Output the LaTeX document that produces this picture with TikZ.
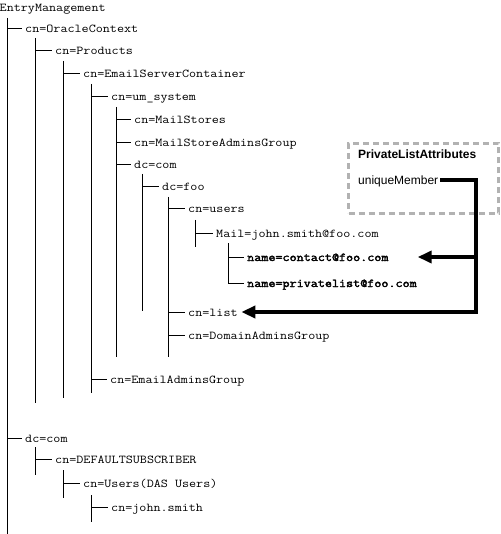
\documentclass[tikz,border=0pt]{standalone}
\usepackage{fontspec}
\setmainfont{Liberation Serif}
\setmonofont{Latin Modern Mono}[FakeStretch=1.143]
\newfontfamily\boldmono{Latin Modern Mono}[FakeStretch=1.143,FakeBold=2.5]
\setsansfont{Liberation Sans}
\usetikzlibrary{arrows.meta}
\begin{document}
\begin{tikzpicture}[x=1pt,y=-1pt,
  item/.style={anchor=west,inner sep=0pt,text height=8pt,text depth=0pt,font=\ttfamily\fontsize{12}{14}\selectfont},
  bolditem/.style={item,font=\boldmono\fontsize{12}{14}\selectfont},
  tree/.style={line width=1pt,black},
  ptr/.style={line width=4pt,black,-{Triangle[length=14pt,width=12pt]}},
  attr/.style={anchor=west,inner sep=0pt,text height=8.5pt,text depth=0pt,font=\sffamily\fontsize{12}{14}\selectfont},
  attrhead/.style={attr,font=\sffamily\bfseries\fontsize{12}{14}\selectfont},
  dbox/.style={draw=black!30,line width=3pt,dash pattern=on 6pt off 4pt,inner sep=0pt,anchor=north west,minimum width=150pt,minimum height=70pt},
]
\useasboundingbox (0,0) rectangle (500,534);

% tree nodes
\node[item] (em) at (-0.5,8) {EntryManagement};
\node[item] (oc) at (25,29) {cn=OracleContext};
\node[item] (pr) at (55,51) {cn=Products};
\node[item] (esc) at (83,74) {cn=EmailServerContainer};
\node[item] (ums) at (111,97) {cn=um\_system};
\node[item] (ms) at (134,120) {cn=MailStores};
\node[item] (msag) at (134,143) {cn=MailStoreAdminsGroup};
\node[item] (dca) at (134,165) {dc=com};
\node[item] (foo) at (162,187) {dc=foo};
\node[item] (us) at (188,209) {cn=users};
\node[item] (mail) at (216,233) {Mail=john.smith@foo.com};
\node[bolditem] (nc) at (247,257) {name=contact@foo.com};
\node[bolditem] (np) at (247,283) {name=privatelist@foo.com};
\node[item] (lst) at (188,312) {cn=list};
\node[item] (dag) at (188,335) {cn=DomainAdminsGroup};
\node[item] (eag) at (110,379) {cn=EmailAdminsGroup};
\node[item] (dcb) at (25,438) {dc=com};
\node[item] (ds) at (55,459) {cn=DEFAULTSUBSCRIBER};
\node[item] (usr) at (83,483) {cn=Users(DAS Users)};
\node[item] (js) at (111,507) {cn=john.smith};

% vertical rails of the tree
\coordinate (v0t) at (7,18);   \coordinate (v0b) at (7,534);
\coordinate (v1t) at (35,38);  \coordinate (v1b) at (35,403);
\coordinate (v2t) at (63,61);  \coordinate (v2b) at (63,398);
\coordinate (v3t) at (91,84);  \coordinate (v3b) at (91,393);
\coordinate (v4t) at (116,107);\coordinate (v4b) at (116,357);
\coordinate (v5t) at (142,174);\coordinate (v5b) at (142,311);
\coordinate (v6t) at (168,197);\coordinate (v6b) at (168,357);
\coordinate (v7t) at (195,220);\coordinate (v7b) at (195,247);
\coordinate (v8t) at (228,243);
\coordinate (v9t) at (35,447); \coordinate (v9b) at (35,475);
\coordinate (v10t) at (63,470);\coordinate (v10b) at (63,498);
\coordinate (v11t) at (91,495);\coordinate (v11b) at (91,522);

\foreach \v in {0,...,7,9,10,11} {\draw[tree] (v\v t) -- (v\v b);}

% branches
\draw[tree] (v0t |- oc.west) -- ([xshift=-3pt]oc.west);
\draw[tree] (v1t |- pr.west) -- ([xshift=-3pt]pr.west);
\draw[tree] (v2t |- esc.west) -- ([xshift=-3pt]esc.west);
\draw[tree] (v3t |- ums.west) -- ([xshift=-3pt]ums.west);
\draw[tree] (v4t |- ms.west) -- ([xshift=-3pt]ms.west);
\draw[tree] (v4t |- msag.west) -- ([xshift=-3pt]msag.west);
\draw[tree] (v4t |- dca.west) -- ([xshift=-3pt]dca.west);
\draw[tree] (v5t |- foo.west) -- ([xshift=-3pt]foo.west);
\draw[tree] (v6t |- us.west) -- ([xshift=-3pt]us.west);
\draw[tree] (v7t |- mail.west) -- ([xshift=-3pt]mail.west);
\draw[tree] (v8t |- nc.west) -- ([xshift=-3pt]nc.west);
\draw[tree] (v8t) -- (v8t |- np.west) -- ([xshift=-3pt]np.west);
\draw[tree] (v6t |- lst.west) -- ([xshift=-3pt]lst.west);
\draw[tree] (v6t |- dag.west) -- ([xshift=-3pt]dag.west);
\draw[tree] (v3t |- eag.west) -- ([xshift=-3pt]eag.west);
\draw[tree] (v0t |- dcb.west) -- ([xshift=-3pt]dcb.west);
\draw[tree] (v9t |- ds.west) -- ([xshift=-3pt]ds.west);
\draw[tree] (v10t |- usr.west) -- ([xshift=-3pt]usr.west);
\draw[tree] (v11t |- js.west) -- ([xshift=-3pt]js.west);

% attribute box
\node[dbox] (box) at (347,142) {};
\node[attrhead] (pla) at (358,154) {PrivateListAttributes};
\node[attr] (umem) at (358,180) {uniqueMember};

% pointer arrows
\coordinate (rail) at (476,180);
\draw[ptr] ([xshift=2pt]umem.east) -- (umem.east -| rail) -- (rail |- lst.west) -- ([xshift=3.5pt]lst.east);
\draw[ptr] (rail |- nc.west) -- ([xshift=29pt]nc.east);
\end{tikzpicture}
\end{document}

□ □ □

Your goal
Starting at the top of the listing above, please restate word for word each line up to and including the one that holds "(0,0) rectangle (500,534);", omitting every image.

Problem solution
Output the LaTeX document that produces this picture with TikZ.
\documentclass[tikz,border=0pt]{standalone}
\usepackage{fontspec}
\setmainfont{Liberation Serif}
\setmonofont{Latin Modern Mono}[FakeStretch=1.143]
\newfontfamily\boldmono{Latin Modern Mono}[FakeStretch=1.143,FakeBold=2.5]
\setsansfont{Liberation Sans}
\usetikzlibrary{arrows.meta}
\begin{document}
\begin{tikzpicture}[x=1pt,y=-1pt,
  item/.style={anchor=west,inner sep=0pt,text height=8pt,text depth=0pt,font=\ttfamily\fontsize{12}{14}\selectfont},
  bolditem/.style={item,font=\boldmono\fontsize{12}{14}\selectfont},
  tree/.style={line width=1pt,black},
  ptr/.style={line width=4pt,black,-{Triangle[length=14pt,width=12pt]}},
  attr/.style={anchor=west,inner sep=0pt,text height=8.5pt,text depth=0pt,font=\sffamily\fontsize{12}{14}\selectfont},
  attrhead/.style={attr,font=\sffamily\bfseries\fontsize{12}{14}\selectfont},
  dbox/.style={draw=black!30,line width=3pt,dash pattern=on 6pt off 4pt,inner sep=0pt,anchor=north west,minimum width=150pt,minimum height=70pt},
]
\useasboundingbox (0,0) rectangle (500,534);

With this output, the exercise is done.